Epic Fail: Parts of Wash. Harbour's Flood Walls Not Pulled Up to Curb Potomac
The swift Potomac River beat faulty human technology or vigilance during the morning of April 18, as its waters reached high tide and crested slightly over its banks. (A weather alert had been issued for high water.)
In the case of Washington Harbour on the Potomac, with its dock and walkway leading back into a lower semicircle of restaurants, this lapping wave proved disastrous. Not all of the floodwalls had been raised to protect the complex; such a failure has never occurred in the K Street complex's 22-year history. Water poured down around the steps to the fountain, flooding restaurants, offices, shops, parking garages, and damaged electric and gas utilities.

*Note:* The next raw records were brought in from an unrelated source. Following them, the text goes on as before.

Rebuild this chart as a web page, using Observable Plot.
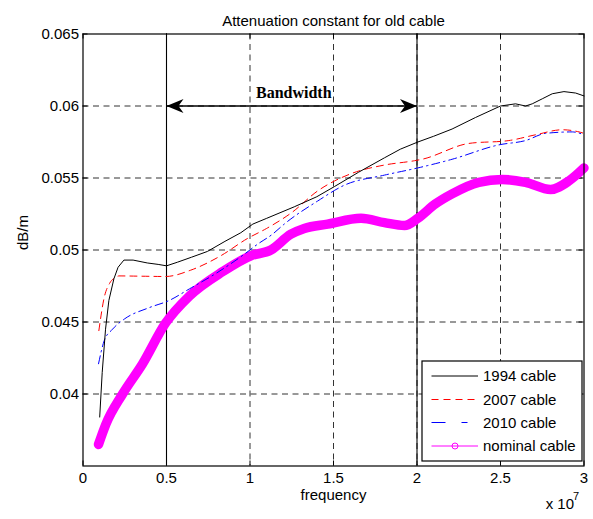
<!DOCTYPE html>
<html>
<head>
<meta charset="utf-8">
<script src="https://cdn.jsdelivr.net/npm/d3@7"></script>
<script src="https://cdn.jsdelivr.net/npm/@observablehq/plot@0.6"></script>
<style>
  html, body { margin: 0; padding: 0; background: #fff; }
  svg { display: block; }
</style>
</head>
<body>
<div id="chart"></div>
<script>
// ---- data (frequency in units of 1e7 Hz, attenuation in dB/m) ----
const freq1994 = [0.10,0.115,0.135,0.155,0.185,0.21,0.245,0.30,0.385,0.45,0.50,0.565,0.65,0.745,0.85,0.945,1.017,1.10,1.265,1.40,1.505,1.65,1.805,1.90,2.005,2.10,2.21,2.35,2.50,2.59,2.65,2.69,2.75,2.81,2.88,2.95,3.0];
const att1994  = [0.0384,0.0415,0.0445,0.0465,0.0480,0.0488,0.0493,0.0493,0.0491,0.0490,0.0489,0.04915,0.0495,0.0499,0.0506,0.0512,0.0518,0.0522,0.0530,0.0537,0.0544,0.0554,0.0564,0.0570,0.0575,0.0579,0.0584,0.0592,0.0600,0.06015,0.0600,0.06015,0.0605,0.06085,0.0610,0.0609,0.0607];

const freq2007 = [0.095,0.127,0.16,0.197,0.215,0.35,0.495,0.645,0.825,0.985,1.10,1.25,1.405,1.605,1.805,1.985,2.03,2.31,2.55,2.71,2.87,2.97,3.0];
const att2007  = [0.0444,0.0467,0.0477,0.0481,0.0482,0.04818,0.04816,0.0486,0.0496,0.0508,0.0515,0.0526,0.0541,0.0553,0.0559,0.0562,0.0563,0.0574,0.0576,0.0580,0.05835,0.0582,0.0581];

const freq2010 = [0.093,0.127,0.177,0.247,0.397,0.517,0.637,0.80,0.965,1.045,1.135,1.205,1.405,1.565,1.805,2.005,2.21,2.49,2.65,2.77,2.93,3.0];
const att2010  = [0.0421,0.0437,0.0445,0.0452,0.0460,0.0465,0.0473,0.0484,0.0497,0.0504,0.0511,0.0518,0.0534,0.0545,0.0552,0.0557,0.0563,0.0573,0.0576,0.0581,0.0582,0.0580];

const freqNominal = [0.093,0.137,0.237,0.357,0.493,0.637,0.837,1.005,1.125,1.245,1.325,1.465,1.665,1.805,1.925,2.005,2.11,2.21,2.37,2.51,2.65,2.80,2.91,3.0];
const attNominal  = [0.0365,0.0379,0.0400,0.0421,0.0449,0.0468,0.0485,0.0496,0.0500,0.0511,0.0515,0.0518,0.0522,0.0519,0.0517,0.0522,0.0532,0.0539,0.0547,0.0549,0.0547,0.0542,0.0548,0.0557];

const seriesNames = ["1994 cable", "2007 cable", "2010 cable", "nominal cable"];

const xTickValues = [0, 0.5, 1, 1.5, 2, 2.5, 3];
const yTickValues = [0.04, 0.045, 0.05, 0.055, 0.06, 0.065];
const xGridValues = [0.5, 1, 1.5, 2, 2.5];
const yGridValues = [0.04, 0.045, 0.05, 0.055, 0.06];
const xDomain = [0, 3];
const yDomain = [0.035, 0.065];

const bandwidthEdges = [0.5, 2];
const bandwidthLevel = 0.06;
const bandwidthLabel = "Bandwidth";

const titleText = "Attenuation constant for old cable";
const xLabelText = "frequency";
const yLabelText = "dB/m";
const xExponentBase = "x 10";
const xExponent = "7";

// ---- build rows ----
const rows = (xs, ys) => xs.map((x, i) => ({x, y: ys[i]}));
const d1994 = rows(freq1994, att1994);
const d2007 = rows(freq2007, att2007);
const d2010 = rows(freq2010, att2010);
const dNom  = rows(freqNominal, attNominal);

const W = 593, H = 519;
const mL = 82.5, mR = 9.5, mT = 33.5, mB = 53.5;
const frameW = W - mL - mR, frameH = H - mT - mB;
const font = "'Liberation Sans', Arial, Helvetica, sans-serif";

const chart = Plot.plot({
  width: W, height: H,
  marginLeft: mL, marginRight: mR, marginTop: mT, marginBottom: mB,
  style: {fontFamily: font, fontSize: "15px", color: "black", background: "white", overflow: "visible"},
  x: {domain: xDomain, ticks: xTickValues, tickFormat: d => String(d), tickSize: 0, tickPadding: 6, label: null},
  y: {domain: yDomain, ticks: yTickValues, tickFormat: d => String(d), tickSize: 0, tickPadding: 4, label: null},
  marks: [
    // dashed grid
    Plot.ruleY(yGridValues, {y: d => d, stroke: "#333", strokeWidth: 1, strokeDasharray: "6,4.5"}),
    Plot.ruleX(xGridValues, {x: d => d, stroke: "#333", strokeWidth: 1, strokeDasharray: "6,4.5"}),
    // solid bandwidth edges
    Plot.ruleX(bandwidthEdges, {x: d => d, stroke: "black", strokeWidth: 1.1}),
    // inward ticks on all four sides
    Plot.tickX(xTickValues, {x: d => d, insetTop: frameH - 5, stroke: "black"}),
    Plot.tickX(xTickValues, {x: d => d, insetBottom: frameH - 5, stroke: "black"}),
    Plot.tickY(yTickValues, {y: d => d, insetRight: frameW - 5, stroke: "black"}),
    Plot.tickY(yTickValues, {y: d => d, insetLeft: frameW - 5, stroke: "black"}),
    // series
    Plot.line(dNom, {x: "x", y: "y", stroke: "#ff00ff", strokeWidth: 9.5, strokeLinecap: "round", strokeLinejoin: "round", curve: "monotone-x"}),
    Plot.dot(dNom, {x: "x", y: "y", r: 3.5, stroke: "#ff00ff", fill: "none", strokeWidth: 1}),
    Plot.line(d2010, {x: "x", y: "y", stroke: "#0000ff", strokeWidth: 1, strokeDasharray: "8,4,1.5,4", curve: "monotone-x"}),
    Plot.line(d2007, {x: "x", y: "y", stroke: "#ff0000", strokeWidth: 1, strokeDasharray: "7,5", curve: "monotone-x"}),
    Plot.line(d1994, {x: "x", y: "y", stroke: "black", strokeWidth: 1, curve: "linear"}),
    // bandwidth arrow and label
    Plot.link([bandwidthEdges], {x1: d => d[0], x2: d => d[1], y1: bandwidthLevel, y2: bandwidthLevel, stroke: "black", strokeWidth: 1.3}),
    Plot.text([bandwidthLabel], {x: (bandwidthEdges[0] + bandwidthEdges[1]) / 2, y: bandwidthLevel, text: d => d, dx: 2, dy: -13.5,
      fontFamily: "'Liberation Serif', 'Times New Roman', serif", fontWeight: "bold", fontSize: 16, fill: "black"}),
    // frame
    Plot.frame({stroke: "black", strokeWidth: 1.2}),
    // title and axis labels
    Plot.text([titleText], {frameAnchor: "top", dy: -19, text: d => d, fontSize: 15, fill: "black"}),
    Plot.text([xLabelText], {frameAnchor: "bottom", dy: 33.5, text: d => d, fontSize: 15, fill: "black"}),
    Plot.text([yLabelText], {frameAnchor: "left", dx: -60, rotate: -90, text: d => d, fontSize: 15, fill: "black"}),
    Plot.text([xExponentBase], {frameAnchor: "bottom-right", textAnchor: "end", dx: -10, dy: 43, text: d => d, fontSize: 15, fill: "black"}),
    Plot.text([xExponent], {frameAnchor: "bottom-right", textAnchor: "end", dx: -5, dy: 34, text: d => d, fontSize: 11, fill: "black"})
  ]
});

// ---- filled notched arrowheads on the bandwidth arrow ----
const svg = d3.select(chart);
const defs = svg.insert("defs", ":first-child");
defs.append("marker")
  .attr("id", "bw-head")
  .attr("viewBox", "-17 -8 18 16")
  .attr("markerWidth", 18).attr("markerHeight", 16)
  .attr("markerUnits", "userSpaceOnUse")
  .attr("refX", 0).attr("refY", 0)
  .attr("orient", "auto-start-reverse")
  .append("path").attr("d", "M0,0L-17,-7L-12,0L-17,7Z").attr("fill", "black");
svg.selectAll('g[aria-label="link"] path')
  .attr("marker-start", "url(#bw-head)")
  .attr("marker-end", "url(#bw-head)");

// ---- legend box (inside the axes, bottom right) ----
const legendItems = [
  {name: seriesNames[0], stroke: "black", dash: null, marker: false},
  {name: seriesNames[1], stroke: "#ff0000", dash: "7,5", marker: false},
  {name: seriesNames[2], stroke: "#0000ff", dash: "14,16,6", marker: false},
  {name: seriesNames[3], stroke: "#ff00ff", dash: null, marker: true}
];
const lg = svg.append("g").attr("class", "legend");
const lx = 422, ly = 361, lw = 160, lh = 100;
lg.append("rect").attr("x", lx).attr("y", ly).attr("width", lw).attr("height", lh)
  .attr("fill", "white").attr("stroke", "black").attr("stroke-width", 1.2);
const rowY = [376, 399.5, 422.5, 446];
legendItems.forEach((it, i) => {
  const y = rowY[i];
  const ln = lg.append("line").attr("x1", 431.5).attr("x2", 478).attr("y1", y).attr("y2", y)
    .attr("stroke", it.stroke).attr("stroke-width", 1);
  if (it.dash) ln.attr("stroke-dasharray", it.dash);
  if (it.marker) lg.append("circle").attr("cx", 455).attr("cy", y).attr("r", 3)
    .attr("fill", "none").attr("stroke", it.stroke);
  lg.append("text").attr("x", 483).attr("y", y + 5.3)
    .attr("text-anchor", "start")
    .style("text-anchor", "start")
    .attr("font-family", font)
    .attr("font-size", 15).attr("fill", "black").text(it.name);
});

document.getElementById("chart").appendChild(chart);
</script>
</body>
</html>
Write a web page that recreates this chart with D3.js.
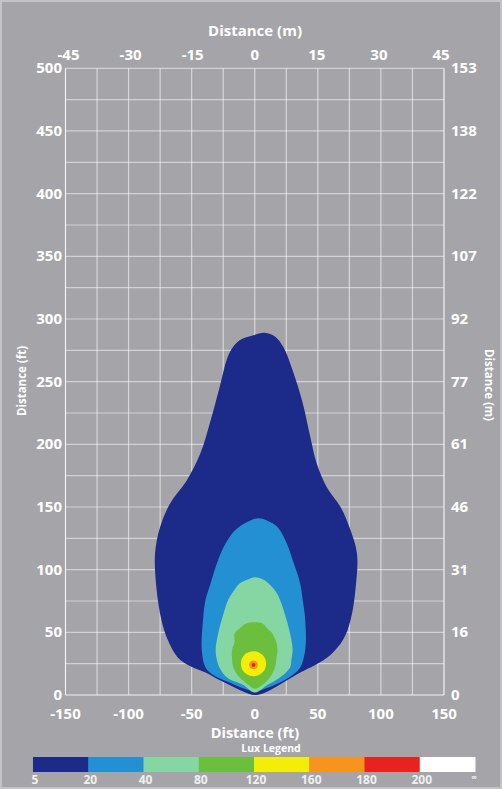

Popular eateries, such as Nick's Riverside Grill, Tony and Joe's, Sequoia and Fishers & Farmers, were flooded with up to 12 feet of water. Offices were evacuated, condo residents left because of lack of power and recovery units arrived to pump water out of the complex and back onto the drains of 30th Street near the Swedish Embassy. Washington Harbour's management company, MRP Realty—founded by Robert Murphy and two other former Trammell Crow executives—is responsible for the damage. On the scene were Metro Police, DC Fire, US Park Police, Secret Service Police as well as disaster expert Rolyn Companies, headquartered in Rockville, Md.